-- START Information supplied --

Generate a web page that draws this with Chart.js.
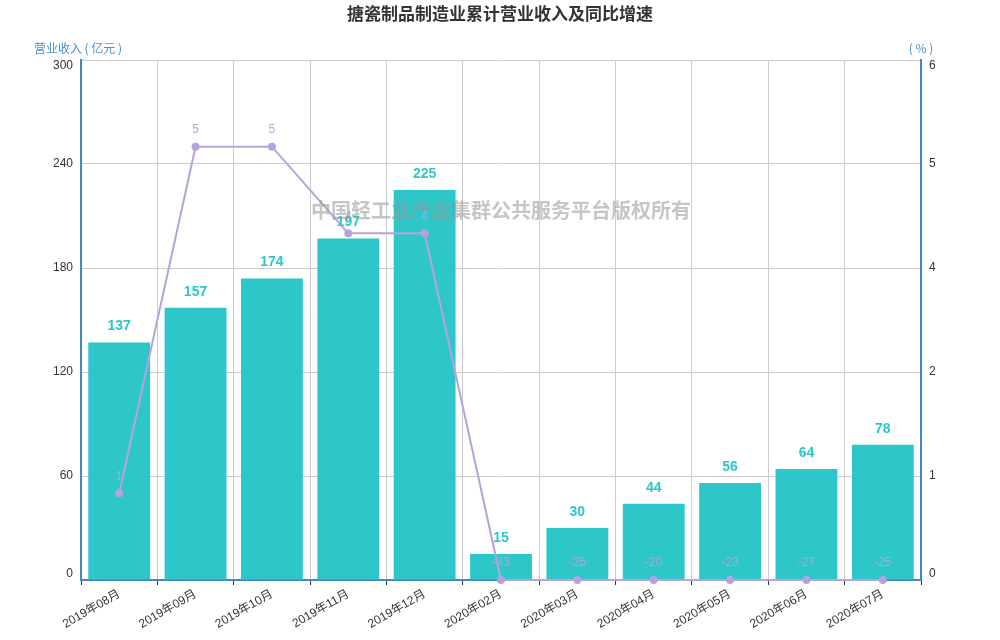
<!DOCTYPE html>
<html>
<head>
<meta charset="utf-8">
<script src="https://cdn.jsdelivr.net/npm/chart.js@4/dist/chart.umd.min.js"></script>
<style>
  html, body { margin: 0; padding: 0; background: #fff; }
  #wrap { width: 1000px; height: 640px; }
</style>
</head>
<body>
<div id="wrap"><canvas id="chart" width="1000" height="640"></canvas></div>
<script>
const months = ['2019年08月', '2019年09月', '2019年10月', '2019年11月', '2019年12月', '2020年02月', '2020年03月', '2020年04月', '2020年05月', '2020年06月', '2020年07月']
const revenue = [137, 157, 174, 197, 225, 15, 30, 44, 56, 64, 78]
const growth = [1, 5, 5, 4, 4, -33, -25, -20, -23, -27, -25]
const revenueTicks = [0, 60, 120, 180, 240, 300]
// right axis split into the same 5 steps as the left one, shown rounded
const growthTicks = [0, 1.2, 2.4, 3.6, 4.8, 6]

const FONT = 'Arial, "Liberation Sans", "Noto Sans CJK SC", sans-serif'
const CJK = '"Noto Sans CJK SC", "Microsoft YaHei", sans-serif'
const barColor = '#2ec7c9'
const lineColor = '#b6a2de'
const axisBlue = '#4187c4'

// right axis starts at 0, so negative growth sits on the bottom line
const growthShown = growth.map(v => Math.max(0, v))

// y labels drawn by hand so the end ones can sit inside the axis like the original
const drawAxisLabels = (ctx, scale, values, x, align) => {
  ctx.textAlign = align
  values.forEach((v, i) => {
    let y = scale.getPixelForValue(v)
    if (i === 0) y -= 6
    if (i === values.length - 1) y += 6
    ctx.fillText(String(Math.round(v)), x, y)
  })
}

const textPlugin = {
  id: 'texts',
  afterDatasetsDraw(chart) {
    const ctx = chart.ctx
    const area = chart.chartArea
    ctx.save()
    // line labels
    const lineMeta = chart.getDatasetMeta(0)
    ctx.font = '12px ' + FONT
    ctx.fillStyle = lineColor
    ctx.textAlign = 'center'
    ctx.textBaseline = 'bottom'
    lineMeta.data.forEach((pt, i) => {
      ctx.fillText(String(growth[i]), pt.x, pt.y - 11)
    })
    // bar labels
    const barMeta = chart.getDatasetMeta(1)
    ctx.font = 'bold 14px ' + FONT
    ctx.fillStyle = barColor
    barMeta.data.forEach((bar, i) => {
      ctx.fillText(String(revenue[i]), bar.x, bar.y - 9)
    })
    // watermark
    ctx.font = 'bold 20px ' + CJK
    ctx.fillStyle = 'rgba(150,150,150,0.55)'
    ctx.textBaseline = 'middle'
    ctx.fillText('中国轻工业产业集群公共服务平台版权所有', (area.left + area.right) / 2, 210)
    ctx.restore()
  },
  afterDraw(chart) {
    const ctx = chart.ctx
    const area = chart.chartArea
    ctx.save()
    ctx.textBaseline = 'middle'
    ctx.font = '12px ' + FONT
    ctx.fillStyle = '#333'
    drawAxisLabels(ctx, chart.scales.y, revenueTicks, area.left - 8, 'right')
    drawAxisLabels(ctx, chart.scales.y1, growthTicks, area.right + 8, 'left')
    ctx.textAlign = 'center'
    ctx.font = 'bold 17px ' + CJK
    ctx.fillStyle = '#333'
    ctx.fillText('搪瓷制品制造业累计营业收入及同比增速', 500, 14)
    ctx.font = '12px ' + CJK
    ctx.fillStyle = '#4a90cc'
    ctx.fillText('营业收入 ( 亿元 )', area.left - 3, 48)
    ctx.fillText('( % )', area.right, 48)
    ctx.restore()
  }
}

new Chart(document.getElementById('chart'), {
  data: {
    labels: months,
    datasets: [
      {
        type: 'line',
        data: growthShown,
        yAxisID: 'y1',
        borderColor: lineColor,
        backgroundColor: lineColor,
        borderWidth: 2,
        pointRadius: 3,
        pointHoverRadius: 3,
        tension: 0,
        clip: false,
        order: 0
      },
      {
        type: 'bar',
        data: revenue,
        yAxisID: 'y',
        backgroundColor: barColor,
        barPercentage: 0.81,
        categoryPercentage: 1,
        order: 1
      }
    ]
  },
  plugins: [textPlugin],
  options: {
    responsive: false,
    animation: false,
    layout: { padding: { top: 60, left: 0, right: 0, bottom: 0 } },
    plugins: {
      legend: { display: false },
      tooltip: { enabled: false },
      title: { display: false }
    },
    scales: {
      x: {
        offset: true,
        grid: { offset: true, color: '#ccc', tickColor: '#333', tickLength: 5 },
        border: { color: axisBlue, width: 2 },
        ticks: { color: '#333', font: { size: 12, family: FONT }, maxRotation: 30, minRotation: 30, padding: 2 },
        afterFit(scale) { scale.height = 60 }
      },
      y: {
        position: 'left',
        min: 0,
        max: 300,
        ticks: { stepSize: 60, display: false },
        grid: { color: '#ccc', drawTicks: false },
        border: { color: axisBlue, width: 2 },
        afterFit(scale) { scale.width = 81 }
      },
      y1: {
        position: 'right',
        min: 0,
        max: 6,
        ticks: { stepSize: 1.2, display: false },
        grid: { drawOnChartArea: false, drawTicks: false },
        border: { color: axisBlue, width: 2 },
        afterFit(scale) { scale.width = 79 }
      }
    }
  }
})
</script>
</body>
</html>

-- END Information supplied --

• Brief:
Pictures stay out. Print the data exactly, from its first line through the line containing "const growthShown = growth.map(v".

• In response:
Generate a web page that draws this with Chart.js.
<!DOCTYPE html>
<html>
<head>
<meta charset="utf-8">
<script src="https://cdn.jsdelivr.net/npm/chart.js@4/dist/chart.umd.min.js"></script>
<style>
  html, body { margin: 0; padding: 0; background: #fff; }
  #wrap { width: 1000px; height: 640px; }
</style>
</head>
<body>
<div id="wrap"><canvas id="chart" width="1000" height="640"></canvas></div>
<script>
const months = ['2019年08月', '2019年09月', '2019年10月', '2019年11月', '2019年12月', '2020年02月', '2020年03月', '2020年04月', '2020年05月', '2020年06月', '2020年07月']
const revenue = [137, 157, 174, 197, 225, 15, 30, 44, 56, 64, 78]
const growth = [1, 5, 5, 4, 4, -33, -25, -20, -23, -27, -25]
const revenueTicks = [0, 60, 120, 180, 240, 300]
// right axis split into the same 5 steps as the left one, shown rounded
const growthTicks = [0, 1.2, 2.4, 3.6, 4.8, 6]

const FONT = 'Arial, "Liberation Sans", "Noto Sans CJK SC", sans-serif'
const CJK = '"Noto Sans CJK SC", "Microsoft YaHei", sans-serif'
const barColor = '#2ec7c9'
const lineColor = '#b6a2de'
const axisBlue = '#4187c4'

// right axis starts at 0, so negative growth sits on the bottom line
const growthShown = growth.map(v => Math.max(0, v))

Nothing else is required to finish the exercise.